The announcement lands at a telling time. Rather than signalling another escalation in China’s long-running food-delivery price war, the campaign suggests Meituan is pivoting toward a different battleground altogether – brand trust, service certainty, and user mindshare.
The backdrop: a rivalry shaped by subsidies
For much of the past decade, competition in China’s food-delivery market has been defined by subsidies. Platforms including Meituan, Alibaba-backed Ele.me, and JD.com treated food delivery less as a profit centre and more as a strategic gateway into local services, instant retail, and high-frequency consumer behaviour.
Discounts, red-packet campaigns, free delivery and aggressive promotions were designed to lock users into ecosystems, even at the cost of sustained losses. According to reporting by Sixth Tone, China’s major platforms collectively burned through hundreds of billions of yuan in subsidies during successive rounds of food-delivery competition, with limited evidence of lasting structural advantage for any single player.

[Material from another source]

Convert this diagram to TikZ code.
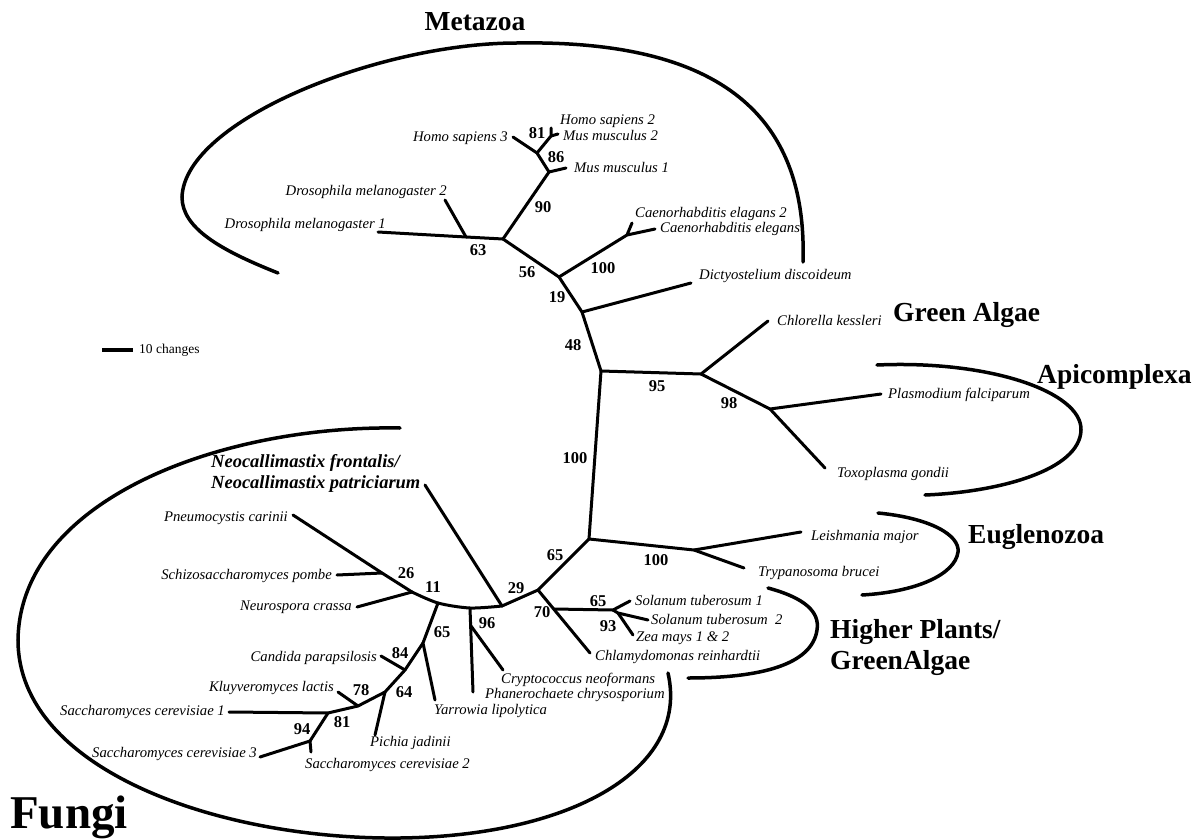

That model has increasingly come under strain. User growth has slowed, marginal returns on subsidies have diminished, and both investors and regulators have become less tolerant of open-ended cash burn.
Over the past year, senior executives across platforms have begun signalling a pullback. Alibaba has said it will significantly scale back related spending, while Meituan management has stated that losses in its delivery business have peaked and that it has no intention of continuing price-led competition indefinitely.
The Meituan Jay Chou partnership: a market recalibrates

The result is a quieter but more consequential shift. Rather than fighting for users through ever-deeper discounts, platforms are refocusing on retention, service quality, and higher-value orders. The emphasis has moved from cheapest to worth it.
This is the context in which the Meituan Jay Chou partnership makes sense. High-profile endorsements are hardly new to the platform. In earlier phases, Meituan leaned on younger, traffic-driven stars to accelerate user acquisition. In 2023, signing Liu Yifei marked a transition toward image building and brand stability. Jay Chou represents the next step in that evolution.
As one of the few Chinese-language pop icons whose influence spans multiple generations, Jay Chou reaches students, young professionals, and middle-aged consumers alike. That breadth mirrors the food-delivery user base today, which is no longer a youth-centric market driven by novelty and discounts, but a mass utility embedded in daily life. In a slower-growth environment, cross-generational familiarity and trust matter more than short-term buzz.
Meiutan, Jay Chou, and speed as a strategic promise

Crucially, the campaign does not rely on celebrity appeal alone. The ads repeatedly foreground a concrete service claim: one-to-one express delivery – where drivers take only your order – with an average 20-minute time saving. Operationally, the promise implies fewer stacked orders and clearer delivery expectations – a premium-leaning signal in a category long dominated by price sensitivity.
In the post-subsidy landscape, this matters. As platforms retreat from blanket discounts, users are being asked to pay closer to full price. Reliability, speed, and certainty become decisive factors in platform choice. Meituan’s bet is that fulfilment efficiency – rather than coupons – can lock in loyalty among high-value users who prioritise convenience over marginal savings.
The emphasis on one-to-one delivery also reframes competition. Instead of matching rivals discount for discount, Meituan is attempting to set a new baseline for what “good” delivery looks like, turning operational capability into brand identity.
From price wars to mindshare wars
The Meituan Jay Chou appointment, then, is less a celebrity splash than a strategic signal. It reflects an industry moving beyond subsidy-fuelled expansion toward a phase defined by efficiency, experience, and emotional resonance.
The question now is whether Meituan can convert that message into durable trust – and whether its rivals will follow with similar brand- and service-led plays of their own. If the last chapter of China’s food-delivery rivalry was written in coupons and cash burn, the next may be decided by who owns the consumer’s sense of reliability when price is no longer the loudest voice in the room.